2) The function $u(x) = \sin(x)$, with domain $\Omega = [-\frac{\pi}{2},\frac{\pi}{2}]$. We have $||u||_{C^\alpha} = \frac{1}{{(\frac{\pi}{2})}^\alpha} \leq 1$ and $||u||_{C^1} =\text{sup}_\Omega |\cos(x)| = 1$.
3) The function $u(x) = e^x$, domain $\Omega = [-1,1]$. We have $||u||_{C^\alpha} = \frac{e - \frac{1}{e}}{2^\alpha}$, and $||u||_{C^1} =\text{sup}_\Omega e^x = e \geq \frac{e - \frac{1}{e}}{2^\alpha}$
Is this always true?
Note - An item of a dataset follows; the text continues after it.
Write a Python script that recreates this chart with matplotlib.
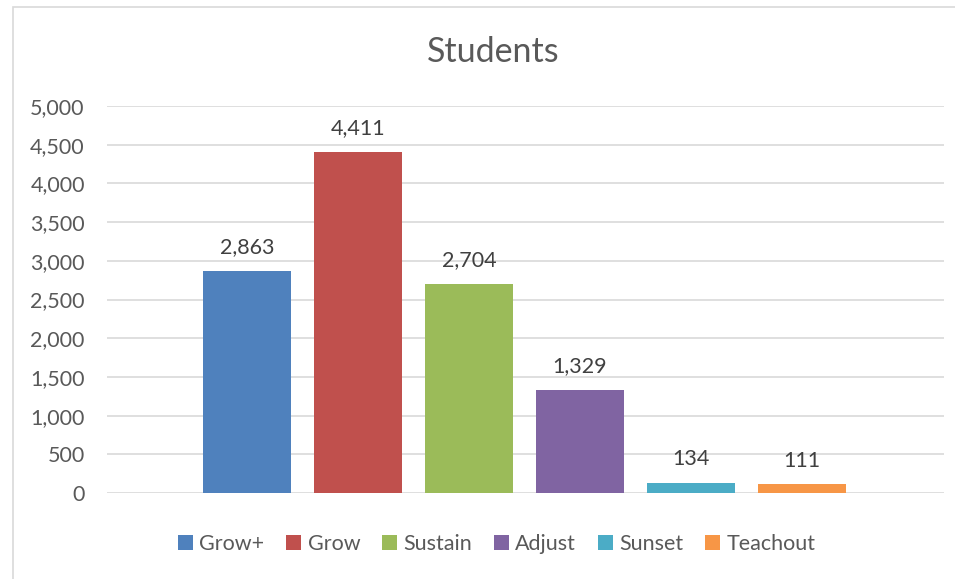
import matplotlib.pyplot as plt
from matplotlib.patches import Rectangle

# Excel-style single-category bar chart
groups = ["Grow+", "Grow", "Sustain", "Adjust", "Sunset", "Teachout"]
students = [2863, 4411, 2704, 1329, 134, 111]
colors = ["#4F81BD", "#C0504D", "#9BBB59", "#8064A2", "#4BACC6", "#F79646"]
yticks = [0, 500, 1000, 1500, 2000, 2500, 3000, 3500, 4000, 4500, 5000]

plt.rcParams['font.family'] = ['Lato', 'DejaVu Sans']

fig = plt.figure(figsize=(9.55, 5.79), dpi=100)
ax = fig.add_axes([107 / 955, 1 - 493 / 579, 837 / 955, 387 / 579])

# chart border
fig.patches.append(Rectangle((13 / 955, -0.02), 1.0, 1 - 7 / 579 + 0.02,
                             transform=fig.transFigure, fill=False,
                             edgecolor="#D9D9D9", linewidth=1.2))

x = list(range(len(groups)))
bars = ax.bar(x, students, width=0.79, color=colors, label=groups, zorder=3)

for xi, v in zip(x, students):
    ax.annotate(f"{v:,}", (xi, v), xytext=(0, 10), textcoords="offset points",
                ha="center", va="bottom", fontsize=15.5, color="#404040")

ax.set_xlim(-1.261, 6.279)
ax.set_ylim(0, 5000)
ax.set_yticks(yticks)
ax.set_yticklabels([f"{t:,}" for t in yticks])
ax.set_xticks([])
ax.tick_params(axis="y", length=0, pad=16, labelsize=15.5, labelcolor="#595959")
ax.grid(axis="y", color="#D9D9D9", linewidth=1.2, zorder=0)
for s in ax.spines.values():
    s.set_visible(False)

fig.text(0.516, 1 - 52 / 579, "Students", ha="center", va="center",
         fontsize=24.5, color="#595959")

fig.legend(bars, groups, loc="center", bbox_to_anchor=(0.52, 1 - 544 / 579),
           ncol=6, frameon=False, fontsize=15.5, labelcolor="#595959",
           handlelength=0.7, handleheight=0.7, handletextpad=0.3,
           columnspacing=1.0)

fig.savefig("out.png", dpi=100)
How would one prove it?
First show $\mathcal C^1\subset \mathcal C^{0,1}$:
$$f(x)-f(y)=\int_0^1\frac{d}{dt}(y+t(x-y))dt=\int_0^1 f'(y+t(x-y))(x-y)dt$$ and so
$$|f(x)-f(y)|\leq \max_{z\in[x,y]}|f'(z)||x-y|\leq \|f\|_{C^1}|x-y|$$
Then show $\mathcal C^{0,\beta}\subset \mathcal C^{0,\alpha}$ for all $0<\alpha\leq \beta\leq 1$
I'll note $[f]_\gamma=\sup\frac{|f(x)-f(y)|}{|x-y|^\gamma }$. We immediatly have $$[f]_\alpha\leq[f]_{\beta}$$
Moreover, $$\sup_{|x-y|\geq 1}\frac{|f(x)-f(y)|}{|x-y|}\leq \sup{|f(x)-f(y)|}\leq 2\|f\|_{C^0}$$ and so $$\|f\|_{C^{0,\alpha}}=\|f\|_{C^0}+[f]_\alpha\leq\|f\|_{C^0}+\max\{2\|f\|_{C^0},\|f\|_{C^{0,\beta}}\}\leq 3\|f\|_{C^{0,\beta}}$$
We conclude that $\mathcal C^{1}\subset \mathcal C^{0,\alpha}$